Horsepower Hyperinflation: How EVs Tanked Enthusiasts’ Favorite Currency

One kilowatt equals 1.341 horsepower. Stack up battery cells, toss in some copper and magnets, and suddenly your family crossover has 400, 500, even 600+ horsepower. More than the icons of supercar history, now lurking in beige anonymity in your neighbor’s driveway. No one asked for this. Power without preparation is just liability. The market didn’t demand it, and the automakers certainly don’t care.

As with so many strange turns in modern life, Elon Musk is at least partly to blame. Tesla didn’t just make electric cars fast; they made speed mandatory. Want the longest range or all-wheel-drive traction? Here is a 384-horsepower, sub-5-second 0-60, Model Y Long Range AWD. That is because it is easier to bolt in a few big motors and brag about a 0-60 time than to do the hard work of building truly efficient cars that might offer features actually relevant to their customers. What began as a Silicon Valley party trick is now an industry reflex. The answer is always more windings, more current, and bigger numbers. The “performance” is not engineered; it is dialed up because it is easy and because it looks good on a spec sheet.
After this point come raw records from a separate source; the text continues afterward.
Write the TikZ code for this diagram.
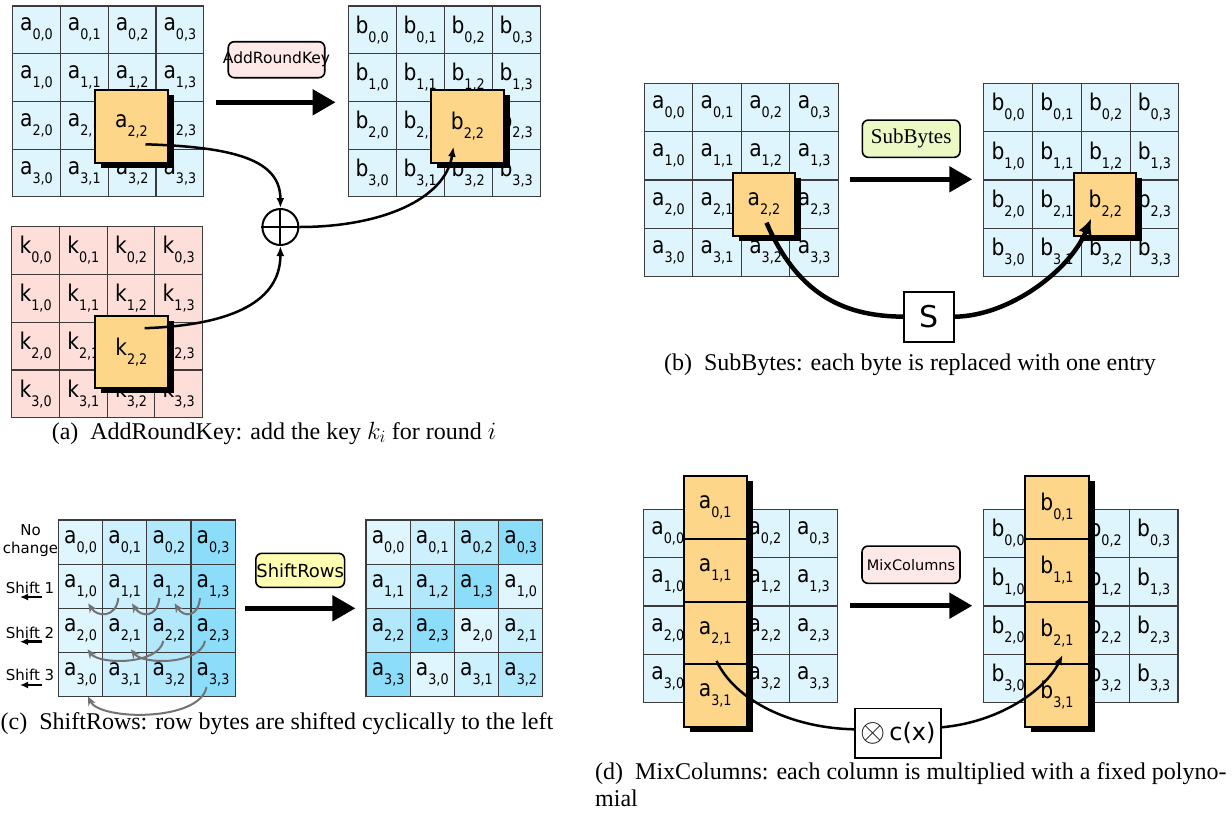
\documentclass[tikz,border=0pt]{standalone}
\usepackage{fontspec}
\setmainfont{Liberation Serif}
\newfontfamily\dvs{DejaVu Sans}
\newfontfamily\dvsc[FakeStretch=0.88]{DejaVu Sans}
\usetikzlibrary{arrows.meta,shadows}
\definecolor{cellb}{RGB}{223,245,253}
\definecolor{keyp}{RGB}{253,222,216}
\definecolor{orng}{RGB}{254,214,138}
\definecolor{gridc}{RGB}{60,60,60}
\definecolor{lblpink}{RGB}{255,232,232}
\definecolor{lblgreen}{RGB}{236,249,196}
\definecolor{lblyellow}{RGB}{255,255,178}
\definecolor{sc0}{RGB}{224,246,254}
\definecolor{sc1}{RGB}{204,240,253}
\definecolor{sc2}{RGB}{178,232,251}
\definecolor{sc3}{RGB}{140,221,250}
\definecolor{arcgray}{RGB}{115,115,115}
\newcommand{\cellv}[2]{{\dvsc\fontsize{23}{23}\selectfont #1}\raisebox{-9pt}{\dvsc\fontsize{14.5}{14.5}\selectfont #2}}
% #1 name, #2 letter, #3 x0, #4 y0, #5 cell width, #6 cell height, #7 fill, #8 hidden-text mode
\newcommand{\abgrid}[8]{%
\foreach \r in {0,...,3}{\foreach \c in {0,...,3}{%
 \pgfmathtruncatemacro{\hidflag}{(#8==1)*(\r==2)*(\c==2)+(#8==2)*(\c==1)}
 \node[cell, fill=#7, minimum width=#5pt, minimum height=#6pt] (#1-\r-\c) at ({#3+#5*(\c+0.5)},{#4+#6*(\r+0.5)}) {\ifnum\hidflag=0 \cellv{#2}{\r,\c}\fi};
}}
\draw[gridline] (#1-0-0.north west) rectangle (#1-3-3.south east);
\foreach \i in {1,2,3}{%
 \draw[gridline] (#1-0-\i.north west) -- (#1-3-\i.south west);
 \draw[gridline] (#1-\i-0.north west) -- (#1-\i-3.north east);
}}
\begin{document}
\begin{tikzpicture}[x=1pt,y=-1pt,
 cell/.style={draw=none,inner sep=0pt,outer sep=0pt},
 gridline/.style={draw=gridc,line width=1.1pt},
 hl/.style={draw=black,line width=2pt,fill=orng,inner sep=0pt,
   drop shadow={shadow xshift=6pt,shadow yshift=-5pt,fill=black,opacity=1}},
 lbl/.style={draw=black,line width=1.6pt,rounded corners=6pt,inner sep=0pt},
 bigarrow/.style={line width=5pt,-{Triangle[length=23pt,width=25pt]}},
 crv/.style={line width=2.5pt,-{Latex[length=10pt,width=8pt]}},
 thickcrv/.style={line width=4.5pt},
 arcg/.style={draw=arcgray,line width=2pt,-{Stealth[length=9pt,width=8pt]}},
 rowlbl/.style={font=\dvs\fontsize{15}{18}\selectfont,inner sep=0pt},
 shiftarr/.style={line width=2.5pt,-{Latex[length=8pt,width=7pt]}},
 captxt/.style={font=\fontsize{24}{27}\selectfont,inner sep=0pt}
]
\useasboundingbox (0,0) rectangle (1232,812);
\fill[white] (0,0) rectangle (1232,812);

% ---------------- (a) AddRoundKey ----------------
\abgrid{A}{a}{12.6}{6}{47.8}{47.7}{cellb}{1}
\abgrid{B}{b}{348.2}{6}{48}{47.7}{cellb}{1}
\abgrid{K}{k}{11.8}{226.7}{47.7}{47.75}{keyp}{1}
\node[hl, minimum width=73pt, minimum height=72.7pt] (ha) at (131.5,126.3) {\cellv{a}{2,2}};
\node[hl, minimum width=73.6pt, minimum height=72.7pt] (hb) at (467.5,126.3) {\cellv{b}{2,2}};
\node[hl, minimum width=73.3pt, minimum height=72.3pt] (hk) at (131.3,352.2) {\cellv{k}{2,2}};
\node[lbl, fill=lblpink, minimum width=96.5pt, minimum height=36pt, font=\dvs\fontsize{15.5}{15.5}\selectfont] (la) at (276.5,59.7) {\makebox[0pt]{AddRoundKey}};
\coordinate (aS) at (216.4,102.3);
\coordinate (aE) at (335.6,102.3);
\draw[bigarrow] (aS) -- (aE);
\node[circle, draw, line width=2pt, minimum size=36pt, inner sep=0pt] (xor) at (280.4,227) {};
\draw[line width=2pt] (xor.north) -- (xor.south) (xor.west) -- (xor.east);
\draw[crv] ([shift={(14,18)}]ha.center) .. controls (235,147) and (280.4,160) .. (xor.north);
\draw[crv] ([shift={(13.3,-24)}]hk.center) .. controls (235,325) and (280.4,300) .. (xor.south);
\draw[crv] (xor.east) .. controls (380,227) and (445,200) .. ([shift={(-14,20.4)}]hb.center);
\node[captxt, anchor=base] (capa) at (274,439) {(a)\enskip AddRoundKey: add the key $k_i$ for round $i$};

% ---------------- (b) SubBytes ----------------
\abgrid{SA}{a}{644.2}{83.3}{48.57}{48.35}{cellb}{1}
\abgrid{SB}{b}{983.8}{83.3}{48.75}{48.35}{cellb}{1}
\node[hl, minimum width=62.7pt, minimum height=63pt] (hsa) at (764,204.2) {\cellv{a}{2,2}};
\node[hl, minimum width=62.3pt, minimum height=63pt] (hsb) at (1105.3,204.2) {\cellv{b}{2,2}};
\node[lbl, fill=lblgreen, minimum width=97.7pt, minimum height=37.3pt, font=\fontsize{21}{21}\selectfont] (lb) at (911.2,138.7) {SubBytes};
\coordinate (bS) at (850.4,179.3);
\coordinate (bE) at (972.3,179.3);
\draw[bigarrow] (bS) -- (bE);
\node[draw, line width=1.6pt, fill=white, minimum width=50pt, minimum height=50pt, inner sep=0pt, font=\dvs\fontsize{30}{30}\selectfont] (sbox) at (928.8,316.7) {S};
\draw[thickcrv] ([shift={(2.5,18.5)}]hsa.center) .. controls (800,300) and (850,316) .. (sbox.west);
\draw[thickcrv,-{Latex[length=16pt,width=14pt]}] (sbox.east) .. controls (1010,316) and (1070,270) .. ([shift={(-14,14)}]hsb.center);
\node[captxt, anchor=base] (capb) at (910,370) {(b)\enskip SubBytes: each byte is replaced with one entry};

% ---------------- (c) ShiftRows ----------------
\foreach \r in {0,...,3}{\foreach \c in {0,...,3}{%
 \node[cell, fill=sc\c, minimum width=44.15pt, minimum height=44.17pt] (sl-\r-\c) at ({58.5+44.15*(\c+0.5)},{520+44.17*(\r+0.5)}) {\cellv{a}{\r,\c}};
 \pgfmathtruncatemacro{\j}{mod(\c+\r,4)}
 \node[cell, fill=sc\j, minimum width=44.2pt, minimum height=44.17pt] (sr-\r-\c) at ({366+44.2*(\c+0.5)},{520+44.17*(\r+0.5)}) {\cellv{a}{\r,\j}};
}}
\draw[gridline] (sl-0-0.north west) rectangle (sl-3-3.south east);
\draw[gridline] (sr-0-0.north west) rectangle (sr-3-3.south east);
\foreach \i in {1,2,3}{%
 \draw[gridline] (sl-0-\i.north west) -- (sl-3-\i.south west);
 \draw[gridline] (sl-\i-0.north west) -- (sl-\i-3.north east);
 \draw[gridline] (sr-0-\i.north west) -- (sr-3-\i.south west);
 \draw[gridline] (sr-\i-0.north west) -- (sr-\i-3.north east);
}
\node[lbl, fill=lblyellow, minimum width=88.7pt, minimum height=34pt, font=\dvs\fontsize{18}{18}\selectfont] (lc) at (300.2,570.3) {\makebox[0pt]{ShiftRows}};
\coordinate (cS) at (245.2,608.3);
\coordinate (cE) at (355.4,608.3);
\draw[bigarrow] (cS) -- (cE);
\node[rowlbl, align=center] (nc) at (30.5,541) {No\\change};
\node[rowlbl] (s1) at (30,588) {Shift 1};
\node[rowlbl] (s2) at (30,633.3) {Shift 2};
\node[rowlbl] (s3) at (30,675) {Shift 3};
\coordinate (s1a) at (42,597);   \coordinate (s1b) at (20,597);
\coordinate (s2a) at (42,641.7); \coordinate (s2b) at (20,641.7);
\coordinate (s3a) at (42,685);   \coordinate (s3b) at (20,685);
\draw[shiftarr] (s1a) -- (s1b);
\draw[shiftarr] (s2a) -- (s2b);
\draw[shiftarr] (s3a) -- (s3b);
\draw[arcg] ([shift={(-6.4,11.7)}]sl-1-1.center) .. controls +(-2,20) and +(9,14) .. ([shift={(7.7,17.2)}]sl-1-0.center);
\draw[arcg] ([shift={(-9.5,11.7)}]sl-1-2.center) .. controls +(-2,20) and +(9,14) .. ([shift={(7.3,17.2)}]sl-1-1.center);
\draw[arcg] ([shift={(-13,11.7)}]sl-1-3.center) .. controls +(-2,20) and +(9,14) .. ([shift={(5.7,17.2)}]sl-1-2.center);
\draw[arcg] ([shift={(-5.5,10.5)}]sl-2-2.center) .. controls +(-5,24) and +(12,15.5) .. ([shift={(7,19)}]sl-2-0.center);
\draw[arcg] ([shift={(-8,10.5)}]sl-2-3.center) .. controls +(-5,24) and +(12,15.5) .. ([shift={(6.3,19)}]sl-2-1.center);
\draw[arcg] ([shift={(-6.5,12.4)}]sl-3-3.center) .. controls +(-6.5,35) and +(12,24) .. ([shift={(7.4,22)}]sl-3-0.center);
\node[captxt, anchor=base] (capc) at (277,729) {(c)\enskip ShiftRows: row bytes are shifted cyclically to the left};

% ---------------- (d) MixColumns ----------------
\abgrid{MA}{a}{643.5}{509.3}{48.55}{48.35}{cellb}{2}
\abgrid{MB}{b}{983.8}{509.3}{48.55}{48.35}{cellb}{2}
\foreach \r/\y in {0/507.5,1/570.2,2/632.9,3/695.5}{%
 \node[hl, minimum width=62.7pt, minimum height=62.7pt] (ca-\r) at (715.2,\y) {\cellv{a}{\r,1}};
}
\foreach \r/\y in {0/507.5,1/570.2,2/632.9,3/695.5}{%
 \node[hl, minimum width=63.1pt, minimum height=62.7pt] (cb-\r) at (1057,\y) {\cellv{b}{\r,1}};
}
\node[lbl, fill=lblpink, minimum width=98pt, minimum height=37.3pt, font=\dvs\fontsize{14.5}{14.5}\selectfont] (ld) at (911,564.7) {\makebox[0pt]{MixColumns}};
\coordinate (dS) at (850.4,605.7);
\coordinate (dE) at (972.3,605.7);
\draw[bigarrow] (dS) -- (dE);
\node[draw, line width=1.6pt, fill=white, minimum width=85.8pt, minimum height=49.5pt, inner sep=0pt, font=\dvs\fontsize{24}{24}\selectfont] (cx) at (897.9,733.3) {\raisebox{-1pt}{\scalebox{1.3}{$\otimes$}}\,c(x)};
\draw[line width=2.5pt] ([shift={(1.3,28)}]ca-2.center) .. controls (735,700) and (790,728) .. ([yshift=4pt]cx.west);
\draw[crv] ([yshift=6pt]cx.east) .. controls (1000,722) and (1045,690) .. ([shift={(5.7,22)}]cb-2.center);
\node[captxt, anchor=north west, align=left] (capd) at (595,762.5) {(d)\enskip MixColumns: each column is multiplied with a fixed polyno-\\mial};
\end{tikzpicture}
\end{document}
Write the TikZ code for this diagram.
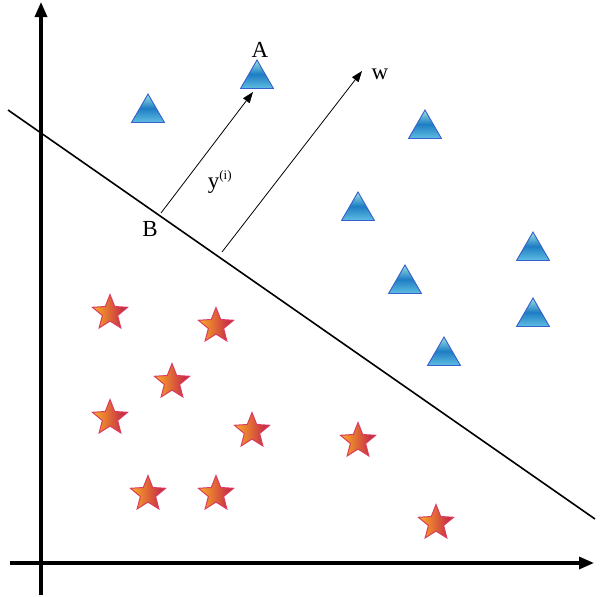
\documentclass[tikz,border=0pt]{standalone}
\usepackage{fontspec}
\setmainfont{Liberation Serif}
\usetikzlibrary{shapes.geometric,arrows.meta}
\definecolor{triTop}{RGB}{150,225,225}
\definecolor{triMid}{RGB}{30,125,195}
\definecolor{triBot}{RGB}{95,190,225}
\definecolor{triEdge}{RGB}{55,95,205}
\definecolor{starA}{RGB}{252,175,35}
\definecolor{starB}{RGB}{190,25,75}
\definecolor{starEdge}{RGB}{220,60,95}
\tikzset{
  tri/.style={regular polygon, regular polygon sides=3, minimum size=38pt, inner sep=0pt,
    draw=triEdge, line width=0.9pt, top color=triTop, bottom color=triBot, middle color=triMid},
  starnode/.style={star, star points=5, star point ratio=2.3, minimum size=37pt, inner sep=0pt,
    draw=starEdge, line width=1pt, left color=starA, right color=starB},
  axis/.style={line width=3.2pt, -{Triangle[length=15pt,width=12pt]}},
  vec/.style={line width=0.8pt, -{Triangle[length=11pt,width=8pt]}},
  lbl/.style={font=\fontsize{23}{26}\selectfont, inner sep=0pt}
}
\begin{document}
\begin{tikzpicture}[x=1pt,y=-1pt]
\useasboundingbox (0,0) rectangle (600,597);
% axes
\coordinate (ys) at (41,595);
\coordinate (ye) at (41,2);
\coordinate (xs) at (10,563);
\coordinate (xe) at (594,563);
\draw[axis] (ys) -- (ye);
\draw[axis] (xs) -- (xe);
% hyperplane
\coordinate (h1) at (8,110);
\coordinate (h2) at (595,519);
\draw[line width=1.6pt] (h1) -- (h2);
% triangles
\node[tri] (t1) at (148,113) {};
\node[tri] (tA) at (257,79) {};
\node[tri] (t3) at (425,129) {};
\node[tri] (t4) at (358,211) {};
\node[tri] (t5) at (533,251) {};
\node[tri] (t6) at (405,284) {};
\node[tri] (t7) at (533,317) {};
\node[tri] (t8) at (444,356) {};
% stars
\node[starnode] (s1) at (110,313) {};
\node[starnode] (s2) at (216,326) {};
\node[starnode] (s3) at (172,382) {};
\node[starnode] (s4) at (110,418) {};
\node[starnode] (s5) at (252,431) {};
\node[starnode] (s6) at (358,441) {};
\node[starnode] (s7) at (148,494) {};
\node[starnode] (s8) at (216,494) {};
\node[starnode] (s9) at (436,523) {};
% vectors
\coordinate (pB) at (161,213);
\coordinate (pA) at (253,92);
\coordinate (w0) at (222,252);
\coordinate (w1) at (362,71);
\draw[vec] (pB) -- (pA);
\draw[vec] (w0) -- (w1);
% labels
\node[lbl] (lA) at (260,50) {A};
\node[lbl] (lw) at (380,74) {w};
\node[lbl] (lB) at (150,229) {B};
\node[lbl] (ly) at (220,182) {y\textsuperscript{\fontsize{13}{14}\selectfont(i)}};
\end{tikzpicture}
\end{document}
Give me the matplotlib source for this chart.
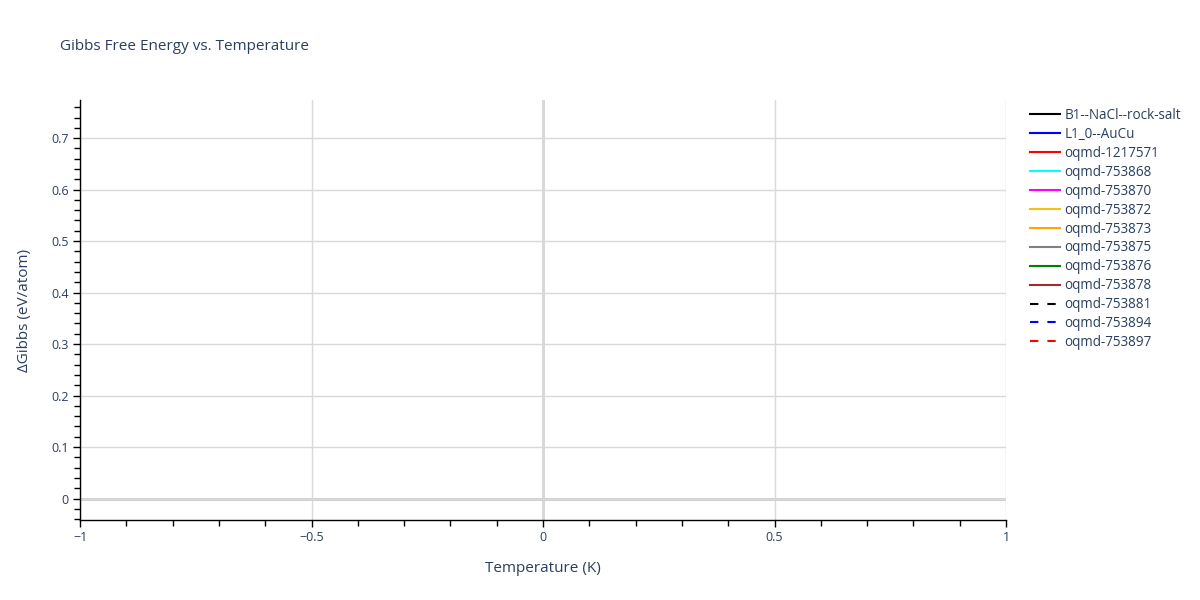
import matplotlib
matplotlib.use("Agg")
import matplotlib.pyplot as plt
from matplotlib.ticker import MultipleLocator, FuncFormatter

plt.rcParams['font.family'] = ['Open Sans', 'DejaVu Sans']
plt.rcParams['lines.scale_dashes'] = False

TEXT = '#2a3f5f'

# Series (no data points visible in the reference chart)
series_names = ['B1--NaCl--rock-salt', 'L1_0--AuCu', 'oqmd-1217571', 'oqmd-753868',
                'oqmd-753870', 'oqmd-753872', 'oqmd-753873', 'oqmd-753875',
                'oqmd-753876', 'oqmd-753878', 'oqmd-753881', 'oqmd-753894',
                'oqmd-753897']
series_colors = ['black', 'blue', 'red', 'cyan', 'magenta', '#f5c00f', 'orange',
                 'grey', 'green', 'brown', 'black', 'blue', 'red']
series_dashed = [False] * 10 + [True] * 3
series_x = [[] for _ in series_names]
series_y = [[] for _ in series_names]

x_range = [-1, 1]
y_range = [-0.0417, 0.774]

fig = plt.figure(figsize=(12, 6), dpi=100)
ax = fig.add_axes([80/1200, 80/600, 926/1200, 420/600])

for name, c, d, xs, ys in zip(series_names, series_colors, series_dashed, series_x, series_y):
    if d:
        ax.plot(xs, ys, color=c, lw=1.5, dashes=(6, 6.5), label=name)
    else:
        ax.plot(xs, ys, color=c, lw=1.5, label=name)

ax.set_xlim(*x_range)
ax.set_ylim(*y_range)

ax.xaxis.set_major_locator(MultipleLocator(0.5))
ax.xaxis.set_minor_locator(MultipleLocator(0.1))
ax.yaxis.set_major_locator(MultipleLocator(0.1))
ax.yaxis.set_minor_locator(MultipleLocator(0.02))

def fmt(v, pos):
    if abs(v) < 1e-9:
        return '0'
    s = ('%g' % round(v, 3))
    return s.replace('-', '\u2212')
ax.xaxis.set_major_formatter(FuncFormatter(fmt))
ax.yaxis.set_major_formatter(FuncFormatter(fmt))

ax.grid(True, which='major', color='#d9d9d9', lw=1)
ax.axhline(0, color='#cccccc', lw=2, zorder=1.5)
ax.axvline(0, color='#cccccc', lw=1.8, zorder=1.5)

for s in ['top', 'right']:
    ax.spines[s].set_visible(False)
for s in ['left', 'bottom']:
    ax.spines[s].set_color('black')
    ax.spines[s].set_linewidth(1)

ax.tick_params(which='both', direction='out', color='black', width=1,
               labelcolor=TEXT, labelsize=9)
ax.tick_params(which='major', length=5, pad=3)
ax.tick_params(which='minor', length=4)

ax.set_xlabel('Temperature (K)', color=TEXT, fontsize=11, labelpad=12)
ax.set_ylabel('\u0394Gibbs (eV/atom)', color=TEXT, fontsize=11, labelpad=14)

fig.text(60/1200, 1 - 46/600, 'Gibbs Free Energy vs. Temperature', color=TEXT,
         fontsize=11, ha='left', va='center')

leg = ax.legend(loc='upper left', bbox_to_anchor=((1030 - 80) / 926, 1 - 8 / 420),
                frameon=False, fontsize=9.75, handlelength=2.23, handletextpad=0.3,
                labelspacing=0.29, borderaxespad=0, borderpad=0)
for t in leg.get_texts():
    t.set_color(TEXT)

fig.savefig('out.png', dpi=100)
This has happened before. In the muscle car era, Detroit crammed big-block V8s making more than 400 horsepower into ordinary sedans, hardly bothering to upgrade brakes, tires, or handling. Critics warned, regulators circled, and Nader attacked. Those cars wore their intent openly and were sold as performance models to buyers who usually knew what they were getting into. Today it is much more reckless. These are family crossovers, status appliances, and all-weather wagons, now equipped with nearly twice the power of a Chevelle SS or Plymouth Road Runner, riding on low rolling resistance “efficiency” tires, softly-sprung suspensions, and brakes sized for the rental fleet.

Manufacturers know it too. As GM freely admits to the press, the Blazer EV SS with 615 horsepower was never meant for the track. Slapping an “SS” badge on the tailgate and tossing on still-insufficient larger brakes is not absolution. It is theater, especially when the tires are low rolling resistance EV rubber picked for range and not for grip or high-speed safety. The result is a landscape where straight-line numbers are inflated, but the hardware and intent have not kept pace. All the shortcomings of the 1960s classics are back: questionable handling, underdone braking, unmanageable power. But now they are disguised as family cars and sold without even a disclaimer of their danger.

The real difference is this: for all the critique rightly leveled at the old muscle cars and classic supercars, nobody ended up with one by mistake. The price and exclusivity, or the sheer effort needed to build a 600 horsepower monster kept them rare and deliberate. Today all one has to do is ask for longer range, or the plushest interior, or more USB ports, and performance numbers that used to require a decade of tinkering in the garage, or a trust fund are just part of the package. What used to be very intentional is now a side effect of convenience or comfort.

If this were about real innovation, about making powerful cars genuinely safe and capable, it would be a different conversation. But instead of pouring R&D into batteries that last more than four hours at highway speeds, manufacturers just add more motor windings and turn up the dial. This is engineering by marketing, not by need. The industry spends on bigger numbers, not on the work that would give those numbers meaning.

To be clear, the point is not to romanticize the days of supercars with no ABS or stability control. Those cars were and still are extremely demanding of their drivers and carry an inherent risk due to the combination of high power and lack of safety protections. In that way, modern EVs resemble the supercars they are now being contrasted with: too much power, insufficient engineering as to other aspects.

But no one argued those cars should be everywhere, or that every family should have a 600 horsepower machine in the garage. Their danger was mitigated by cost, rarity, and the will required to buy, build, or drive one. Modern supercars like the Porsche 911 Turbo S match their power with the right tires, brakes, stability controls, and honesty. The family crossover does not, and that is the difference.

So EV crossovers are the new muscle cars, but this is not a compliment. If history is repeating, it is not even rhyming; it is a copy-paste, scaled up and stripped of self-awareness. Manufacturers are handing out insane power by default, in cars never engineered or marketed for it, and calling it progress. It is not. It is abdication, it is cowardice in the guise of marketing.

Nobody is happier, nobody is safer, and the only thing getting cheaper is the meaning of horsepower itself. EVs, the horsepower market has crashed and your line of credit is closed. From here on out, express your figures in kilowatts and leave horsepower to those who still understand what it cost, what it meant, and why it mattered.